◆ **Given data**:
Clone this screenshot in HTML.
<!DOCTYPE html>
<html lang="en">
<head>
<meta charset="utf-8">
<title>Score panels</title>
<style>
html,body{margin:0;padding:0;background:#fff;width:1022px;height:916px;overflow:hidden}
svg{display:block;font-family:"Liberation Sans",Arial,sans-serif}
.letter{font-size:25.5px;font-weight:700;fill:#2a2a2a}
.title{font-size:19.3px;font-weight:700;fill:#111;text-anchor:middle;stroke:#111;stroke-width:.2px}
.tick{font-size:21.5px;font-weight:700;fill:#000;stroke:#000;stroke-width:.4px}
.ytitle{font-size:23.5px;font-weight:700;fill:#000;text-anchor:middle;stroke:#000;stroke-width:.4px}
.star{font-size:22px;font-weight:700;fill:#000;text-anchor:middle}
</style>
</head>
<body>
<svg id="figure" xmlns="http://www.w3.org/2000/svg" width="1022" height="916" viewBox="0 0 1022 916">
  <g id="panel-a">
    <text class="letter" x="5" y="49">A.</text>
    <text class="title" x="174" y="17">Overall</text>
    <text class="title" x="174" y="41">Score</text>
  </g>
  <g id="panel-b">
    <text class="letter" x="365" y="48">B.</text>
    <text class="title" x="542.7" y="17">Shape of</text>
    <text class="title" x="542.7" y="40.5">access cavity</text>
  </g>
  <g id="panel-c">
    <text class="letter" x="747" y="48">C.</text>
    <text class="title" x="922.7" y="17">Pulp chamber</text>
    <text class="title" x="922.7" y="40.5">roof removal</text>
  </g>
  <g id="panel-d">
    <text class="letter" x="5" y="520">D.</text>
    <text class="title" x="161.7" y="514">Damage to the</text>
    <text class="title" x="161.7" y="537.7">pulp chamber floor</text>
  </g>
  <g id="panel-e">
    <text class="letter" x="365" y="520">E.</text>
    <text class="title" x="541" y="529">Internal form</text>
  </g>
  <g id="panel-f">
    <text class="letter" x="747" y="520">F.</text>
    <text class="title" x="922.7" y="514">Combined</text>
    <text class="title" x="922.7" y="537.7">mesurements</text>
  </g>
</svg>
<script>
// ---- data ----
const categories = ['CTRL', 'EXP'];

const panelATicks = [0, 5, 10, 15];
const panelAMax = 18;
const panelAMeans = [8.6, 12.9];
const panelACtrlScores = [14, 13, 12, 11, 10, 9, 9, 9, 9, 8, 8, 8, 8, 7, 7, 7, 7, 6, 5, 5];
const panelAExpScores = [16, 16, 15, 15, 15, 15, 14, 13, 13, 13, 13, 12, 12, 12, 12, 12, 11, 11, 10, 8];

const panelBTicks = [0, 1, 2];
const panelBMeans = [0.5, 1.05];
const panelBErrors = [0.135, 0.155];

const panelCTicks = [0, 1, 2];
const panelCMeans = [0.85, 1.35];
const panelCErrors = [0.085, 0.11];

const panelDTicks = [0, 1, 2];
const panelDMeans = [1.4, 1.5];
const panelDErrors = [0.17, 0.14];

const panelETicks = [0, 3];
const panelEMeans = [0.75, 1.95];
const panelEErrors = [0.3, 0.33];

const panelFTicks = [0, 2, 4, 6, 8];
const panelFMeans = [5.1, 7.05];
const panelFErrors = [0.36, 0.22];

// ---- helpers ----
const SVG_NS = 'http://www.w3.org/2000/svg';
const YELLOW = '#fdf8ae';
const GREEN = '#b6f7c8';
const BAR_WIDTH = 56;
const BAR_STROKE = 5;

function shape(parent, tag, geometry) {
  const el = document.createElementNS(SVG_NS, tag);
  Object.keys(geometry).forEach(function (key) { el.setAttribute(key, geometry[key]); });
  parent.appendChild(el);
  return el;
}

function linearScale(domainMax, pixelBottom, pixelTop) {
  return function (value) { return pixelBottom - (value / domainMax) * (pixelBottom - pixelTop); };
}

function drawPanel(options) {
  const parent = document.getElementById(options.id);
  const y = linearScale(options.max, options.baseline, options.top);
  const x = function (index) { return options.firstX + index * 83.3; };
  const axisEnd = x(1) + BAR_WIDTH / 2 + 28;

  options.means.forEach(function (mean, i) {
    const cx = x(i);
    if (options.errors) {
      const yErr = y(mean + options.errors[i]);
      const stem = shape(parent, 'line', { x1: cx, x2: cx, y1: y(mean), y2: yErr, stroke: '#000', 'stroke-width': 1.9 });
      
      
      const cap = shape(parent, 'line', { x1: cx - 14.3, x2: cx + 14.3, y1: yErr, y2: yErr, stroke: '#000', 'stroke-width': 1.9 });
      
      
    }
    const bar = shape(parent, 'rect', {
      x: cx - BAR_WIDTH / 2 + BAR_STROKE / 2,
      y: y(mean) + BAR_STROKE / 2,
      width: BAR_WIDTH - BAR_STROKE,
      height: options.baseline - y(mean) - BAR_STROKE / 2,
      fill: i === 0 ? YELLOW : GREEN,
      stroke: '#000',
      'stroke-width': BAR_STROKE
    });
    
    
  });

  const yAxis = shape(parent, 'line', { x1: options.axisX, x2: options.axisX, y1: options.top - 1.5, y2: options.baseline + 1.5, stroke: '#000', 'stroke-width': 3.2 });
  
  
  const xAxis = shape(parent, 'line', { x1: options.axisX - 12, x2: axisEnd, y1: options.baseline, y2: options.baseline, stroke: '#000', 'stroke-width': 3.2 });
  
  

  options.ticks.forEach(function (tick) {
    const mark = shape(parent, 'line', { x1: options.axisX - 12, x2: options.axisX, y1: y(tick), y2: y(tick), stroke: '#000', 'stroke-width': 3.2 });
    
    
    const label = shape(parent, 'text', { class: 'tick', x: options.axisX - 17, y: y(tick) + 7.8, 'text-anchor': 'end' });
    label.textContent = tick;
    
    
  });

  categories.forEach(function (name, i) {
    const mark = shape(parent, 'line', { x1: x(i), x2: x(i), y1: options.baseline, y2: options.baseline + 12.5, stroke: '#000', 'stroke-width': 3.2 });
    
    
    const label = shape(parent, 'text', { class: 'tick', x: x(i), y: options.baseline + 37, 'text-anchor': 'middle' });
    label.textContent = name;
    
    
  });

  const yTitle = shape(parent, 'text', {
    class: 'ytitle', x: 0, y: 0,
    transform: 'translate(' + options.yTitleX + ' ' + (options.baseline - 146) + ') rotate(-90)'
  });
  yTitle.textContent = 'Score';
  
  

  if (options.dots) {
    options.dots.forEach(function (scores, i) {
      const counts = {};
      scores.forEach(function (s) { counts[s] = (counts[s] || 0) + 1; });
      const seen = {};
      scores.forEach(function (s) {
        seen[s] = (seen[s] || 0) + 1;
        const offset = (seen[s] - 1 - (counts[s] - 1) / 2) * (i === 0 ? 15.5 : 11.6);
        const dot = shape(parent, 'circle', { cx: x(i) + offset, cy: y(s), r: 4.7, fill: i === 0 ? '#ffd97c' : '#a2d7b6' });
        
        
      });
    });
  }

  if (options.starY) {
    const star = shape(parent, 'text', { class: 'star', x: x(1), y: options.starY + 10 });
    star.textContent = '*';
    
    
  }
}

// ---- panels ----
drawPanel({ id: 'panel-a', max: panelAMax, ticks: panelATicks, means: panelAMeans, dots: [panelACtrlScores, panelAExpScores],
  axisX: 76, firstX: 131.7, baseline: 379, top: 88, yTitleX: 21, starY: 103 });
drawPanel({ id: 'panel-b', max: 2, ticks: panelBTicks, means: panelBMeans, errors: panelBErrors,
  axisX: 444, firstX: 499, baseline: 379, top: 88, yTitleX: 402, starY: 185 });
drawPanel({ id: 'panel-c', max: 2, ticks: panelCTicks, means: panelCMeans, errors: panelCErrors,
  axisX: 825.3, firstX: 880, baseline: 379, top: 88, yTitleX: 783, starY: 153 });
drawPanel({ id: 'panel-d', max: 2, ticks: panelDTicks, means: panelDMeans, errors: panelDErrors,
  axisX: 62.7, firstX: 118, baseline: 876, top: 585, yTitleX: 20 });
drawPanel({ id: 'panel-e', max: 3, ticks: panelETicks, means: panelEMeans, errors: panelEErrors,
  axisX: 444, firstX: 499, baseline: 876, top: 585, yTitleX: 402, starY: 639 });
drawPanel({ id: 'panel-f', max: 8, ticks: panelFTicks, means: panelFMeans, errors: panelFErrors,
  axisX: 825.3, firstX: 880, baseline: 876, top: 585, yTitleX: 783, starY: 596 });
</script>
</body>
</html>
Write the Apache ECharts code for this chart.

◆ **Aim**: Go through the records line by line and count those containing the string "this". Give only the total.

◆ **Output**: 2